▸ **The request**:
Leave out every picture. Copy exactly the lines from the one holding "Emit a web page" through the one holding "80, 90, 100];".

Begin Material for this exercise

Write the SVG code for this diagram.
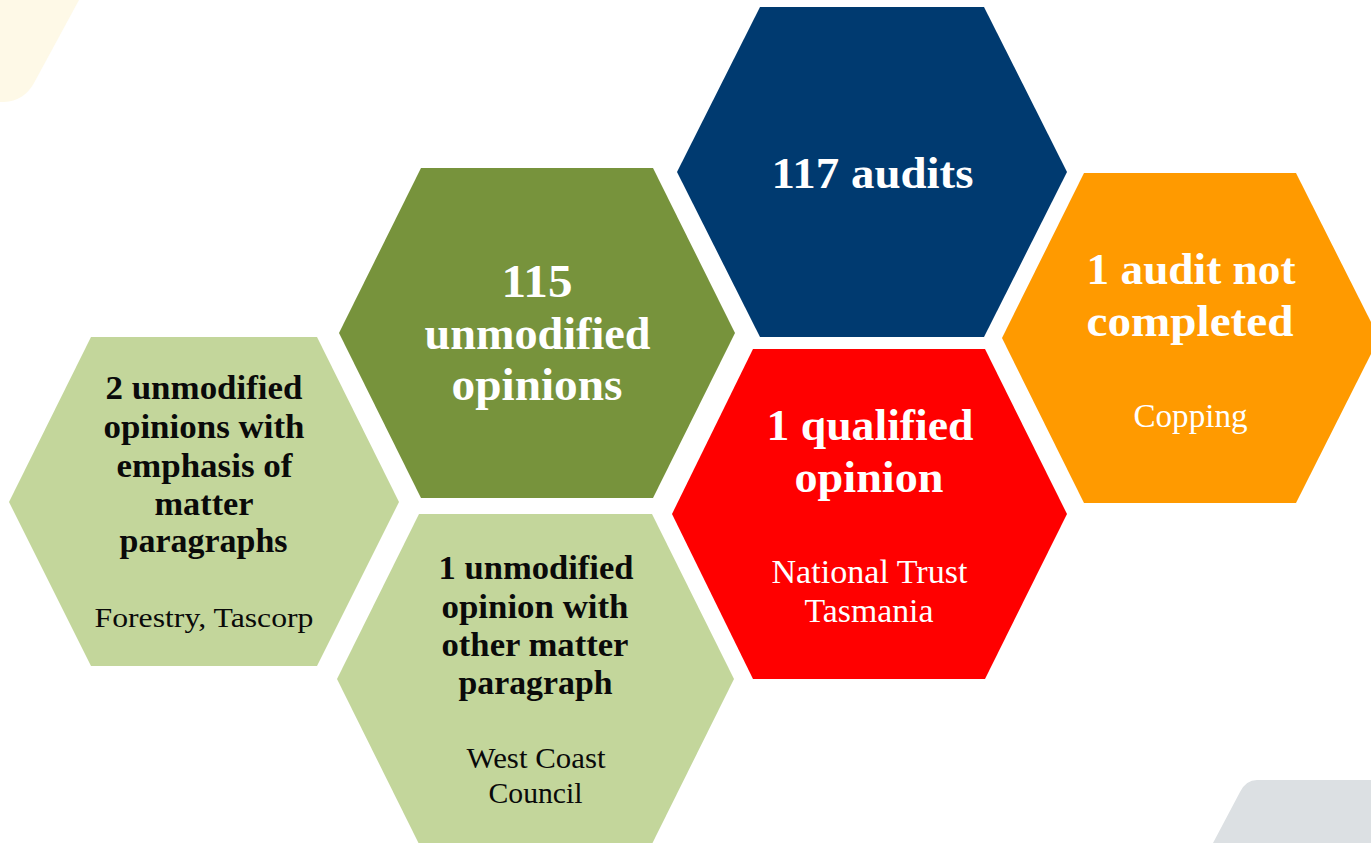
<svg xmlns="http://www.w3.org/2000/svg" width="1371" height="843" viewBox="0 0 1371 843">
  <style>
    .t { font-family: "Liberation Serif", "Times New Roman", serif; text-anchor: middle; }
    .b { font-weight: bold; }
    .w { fill: #ffffff; }
    .k { fill: #0a0a0a; }
    .navy { fill: #003a70; }
    .green { fill: #77933c; }
    .pale { fill: #c3d69b; }
    .red { fill: #ff0000; }
    .orange { fill: #ff9a00; }
  </style>

  <rect width="1371" height="843" fill="#ffffff"/>

  <!-- corner decorations -->
  <path d="M0,0 H79 L34,83 Q24,101 4,102 H0 Z" fill="#fef9e7"/>
  <path d="M1371,780 H1257 Q1246,780 1240,792 L1213,843 H1371 Z" fill="#dce0e3"/>

  <!-- total -->
  <g id="node-total">
    <polygon class="navy" points="677,172 760,7 984,7 1067,172 984,337 760,337"/>
    <text class="t b w" x="872.5" y="188" font-size="45" textLength="202" lengthAdjust="spacingAndGlyphs">117 audits</text>
  </g>

  <!-- unmodified -->
  <g id="node-unmodified">
    <polygon class="green" points="339,333 421,168 653,168 735,333 653,498 421,498"/>
    <g class="t b w" font-size="46">
      <text x="537" y="297" textLength="71" lengthAdjust="spacingAndGlyphs">115</text>
      <text x="537.5" y="349" textLength="226" lengthAdjust="spacingAndGlyphs">unmodified</text>
      <text x="537" y="400" textLength="171" lengthAdjust="spacingAndGlyphs">opinions</text>
    </g>
  </g>

  <!-- qualified -->
  <g id="node-qualified">
    <polygon class="red" points="672,514 753,349 985,349 1067,514 985,679 753,679"/>
    <g class="t b w" font-size="44">
      <text x="870" y="440" textLength="207" lengthAdjust="spacingAndGlyphs">1 qualified</text>
      <text x="869" y="492" textLength="149" lengthAdjust="spacingAndGlyphs">opinion</text>
    </g>
    <g class="t w" font-size="33">
      <text x="869.5" y="583" textLength="196" lengthAdjust="spacingAndGlyphs">National Trust</text>
      <text x="869" y="622" textLength="129" lengthAdjust="spacingAndGlyphs">Tasmania</text>
    </g>
  </g>

  <!-- not completed -->
  <g id="node-not-completed">
    <polygon class="orange" points="1002,338 1084,173 1296,173 1379,338 1296,503 1084,503"/>
    <g class="t b w" font-size="44">
      <text x="1191" y="284" textLength="209" lengthAdjust="spacingAndGlyphs">1 audit not</text>
      <text x="1190" y="336" textLength="207" lengthAdjust="spacingAndGlyphs">completed</text>
    </g>
    <text class="t w" x="1190.5" y="427" font-size="34" textLength="114" lengthAdjust="spacingAndGlyphs">Copping</text>
  </g>

  <!-- emphasis of matter -->
  <g id="node-emphasis">
    <polygon class="pale" points="9,502 91,337 317,337 399,502 317,666 91,666"/>
    <g class="t b k" font-size="34">
      <text x="204" y="399" textLength="197" lengthAdjust="spacingAndGlyphs">2 unmodified</text>
      <text x="204" y="438" textLength="201" lengthAdjust="spacingAndGlyphs">opinions with</text>
      <text x="204.5" y="477" textLength="176" lengthAdjust="spacingAndGlyphs">emphasis of</text>
      <text x="204" y="515" textLength="99" lengthAdjust="spacingAndGlyphs">matter</text>
      <text x="203.5" y="552" textLength="168" lengthAdjust="spacingAndGlyphs">paragraphs</text>
    </g>
    <text class="t k" x="204" y="627" font-size="28" textLength="219" lengthAdjust="spacingAndGlyphs">Forestry, Tascorp</text>
  </g>

  <!-- other matter -->
  <g id="node-other-matter">
    <polygon class="pale" points="337,679 419,514 652,514 734,679 652,844 419,844"/>
    <g class="t b k" font-size="34">
      <text x="536" y="579" textLength="195" lengthAdjust="spacingAndGlyphs">1 unmodified</text>
      <text x="535" y="618" textLength="187" lengthAdjust="spacingAndGlyphs">opinion with</text>
      <text x="535" y="656" textLength="187" lengthAdjust="spacingAndGlyphs">other matter</text>
      <text x="535.5" y="694" textLength="154" lengthAdjust="spacingAndGlyphs">paragraph</text>
    </g>
    <g class="t k" font-size="29">
      <text x="536" y="768" textLength="139" lengthAdjust="spacingAndGlyphs">West Coast</text>
      <text x="535.5" y="803" textLength="94" lengthAdjust="spacingAndGlyphs">Council</text>
    </g>
  </g>
</svg>
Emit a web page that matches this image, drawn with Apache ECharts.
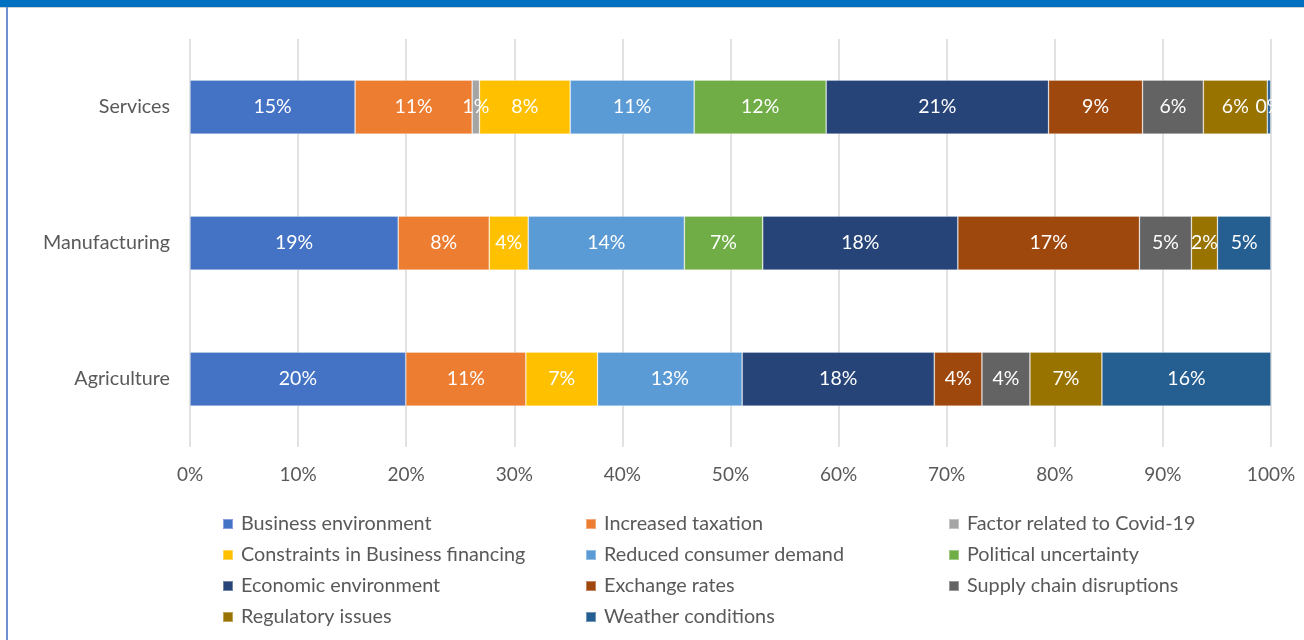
<!DOCTYPE html>
<html>
<head>
<meta charset="utf-8">
<title>Obstacles to business by sector</title>
<script src="https://cdn.jsdelivr.net/npm/echarts@6/dist/echarts.min.js"></script>
<style>
  html, body { margin: 0; padding: 0; background: #ffffff; }
  #chart { width: 1304px; height: 640px; }
</style>
</head>
<body>
<div id="chart"></div>
<script>
// Sectors (top to bottom)
const sectors = ['Services', 'Manufacturing', 'Agriculture'];

// Axis tick labels (share of responses)
const tickValues = [0, 10, 20, 30, 40, 50, 60, 70, 80, 90, 100];

// Share of each obstacle per sector, in percent: [Services, Manufacturing, Agriculture]
const businessEnvironment    = [15.27, 19.26, 19.96];
const increasedTaxation      = [10.83, 8.42, 11.11];
const covidFactor            = [0.68, null, null];
const financingConstraints   = [8.39, 3.61, 6.63];
const reducedDemand          = [11.47, 14.44, 13.38];
const politicalUncertainty   = [12.21, 7.25, null];
const economicEnvironment    = [20.57, 18.05, 17.77];
const exchangeRates          = [8.70, 16.80, 4.41];
const supplyChain            = [5.62, 4.81, 4.44];
const regulatoryIssues       = [5.92, 2.41, 6.66];
const weatherConditions      = [0.31, 4.94, 15.64];

const seriesDefs = [
  { name: 'Business environment',              data: businessEnvironment,  color: '#4472C4' },
  { name: 'Increased taxation',                data: increasedTaxation,    color: '#ED7D31' },
  { name: 'Factor related to Covid-19',        data: covidFactor,          color: '#A5A5A5' },
  { name: 'Constraints in Business financing', data: financingConstraints, color: '#FFC000' },
  { name: 'Reduced consumer demand',           data: reducedDemand,        color: '#5B9BD5' },
  { name: 'Political uncertainty',             data: politicalUncertainty, color: '#70AD47' },
  { name: 'Economic environment',              data: economicEnvironment,  color: '#264478' },
  { name: 'Exchange rates',                    data: exchangeRates,        color: '#9E480E' },
  { name: 'Supply chain disruptions',          data: supplyChain,          color: '#636363' },
  { name: 'Regulatory issues',                 data: regulatoryIssues,     color: '#997300' },
  { name: 'Weather conditions',                data: weatherConditions,    color: '#255E91' }
];

const FONT = 'Lato, "Noto Sans", sans-serif';
const TEXT_GREY = '#595959';

const legendColumns = [
  ['Business environment', 'Constraints in Business financing', 'Economic environment', 'Regulatory issues'],
  ['Increased taxation', 'Reduced consumer demand', 'Exchange rates', 'Weather conditions'],
  ['Factor related to Covid-19', 'Political uncertainty', 'Supply chain disruptions']
];
const legendLefts = [222, 585, 948];

const chart = echarts.init(document.getElementById('chart'), null, { renderer: 'canvas' });

chart.setOption({
  animation: false,
  backgroundColor: '#ffffff',
  textStyle: { fontFamily: FONT },
  graphic: [
    // frame: blue header band, thin rule beneath it, left border
    { type: 'rect', shape: { x: 0, y: 0, width: 1304, height: 7 }, style: { fill: '#0070C0' }, silent: true },
    { type: 'rect', shape: { x: 0, y: 7, width: 1304, height: 1 }, style: { fill: '#D0D0D0' }, silent: true },
    { type: 'rect', shape: { x: 6, y: 7, width: 2, height: 633 }, style: { fill: '#6F8FCF' }, silent: true }
  ],
  grid: { left: 190, right: 33, top: 39, bottom: 193, containLabel: false },
  xAxis: {
    type: 'value',
    min: tickValues[0],
    max: tickValues[tickValues.length - 1],
    interval: tickValues[1] - tickValues[0],
    axisLine: { show: false },
    axisTick: { show: false },
    axisLabel: {
      formatter: '{value}%',
      color: TEXT_GREY,
      fontSize: 19,
      margin: 18,
      fontFamily: FONT
    },
    splitLine: { show: true, lineStyle: { color: '#D9D9D9', width: 1.5 } }
  },
  yAxis: {
    type: 'category',
    data: sectors,
    inverse: true,
    axisLine: { show: false },
    axisTick: { show: false },
    axisLabel: { color: TEXT_GREY, fontSize: 19.7, margin: 20, fontFamily: FONT }
  },
  legend: legendColumns.map((items, i) => ({
    data: items,
    orient: 'vertical',
    left: legendLefts[i],
    top: 514,
    padding: 0,
    icon: 'rect',
    itemWidth: 10,
    itemHeight: 10,
    itemGap: 11,
    selectedMode: false,
    textStyle: {
      color: TEXT_GREY,
      fontSize: 19.8,
      lineHeight: 20,
      padding: [0, 0, 0, 3],
      fontFamily: FONT
    }
  })),
  series: seriesDefs.map(s => ({
    name: s.name,
    type: 'bar',
    stack: 'total',
    barWidth: 54,
    data: s.data,
    itemStyle: { color: s.color, borderColor: 'rgba(255,255,255,0.35)', borderWidth: 0.75 },
    label: {
      show: true,
      position: 'inside',
      color: '#ffffff',
      fontSize: 19.5,
      fontFamily: FONT,
      formatter: p => (p.value == null ? '' : Math.round(p.value) + '%')
    }
  }))
});
</script>
</body>
</html>
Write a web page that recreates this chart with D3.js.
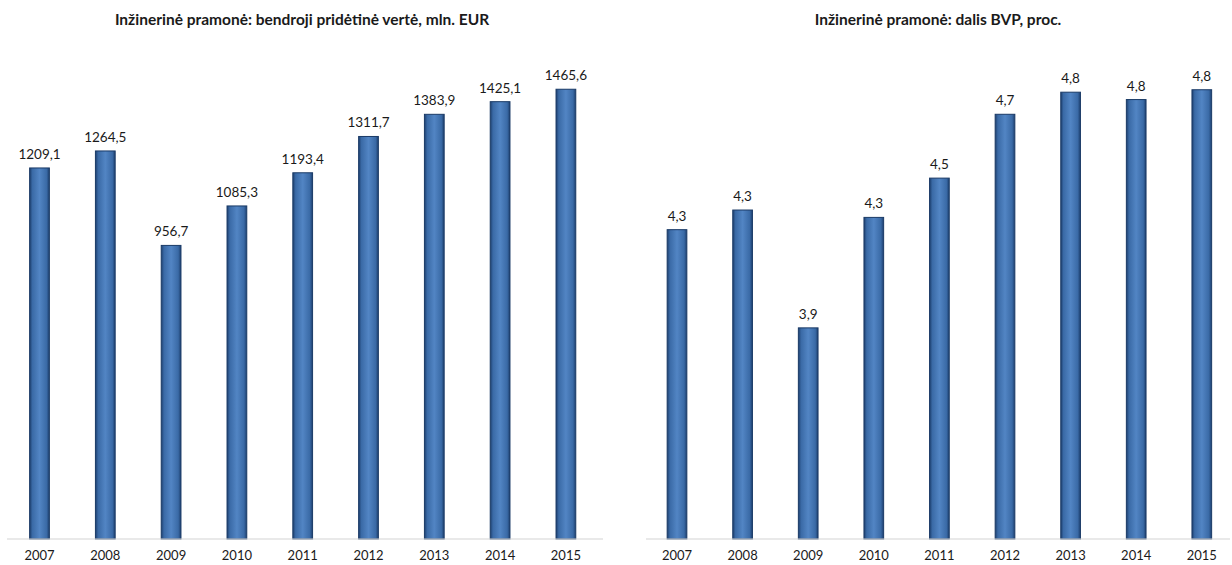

End Material for this exercise

▸ **Solution**:
Emit a web page that matches this image, drawn with Apache ECharts.
<!DOCTYPE html>
<html>
<head>
<meta charset="utf-8">
<title>Obstacles to business by sector</title>
<script src="https://cdn.jsdelivr.net/npm/echarts@6/dist/echarts.min.js"></script>
<style>
  html, body { margin: 0; padding: 0; background: #ffffff; }
  #chart { width: 1304px; height: 640px; }
</style>
</head>
<body>
<div id="chart"></div>
<script>
// Sectors (top to bottom)
const sectors = ['Services', 'Manufacturing', 'Agriculture'];

// Axis tick labels (share of responses)
const tickValues = [0, 10, 20, 30, 40, 50, 60, 70, 80, 90, 100];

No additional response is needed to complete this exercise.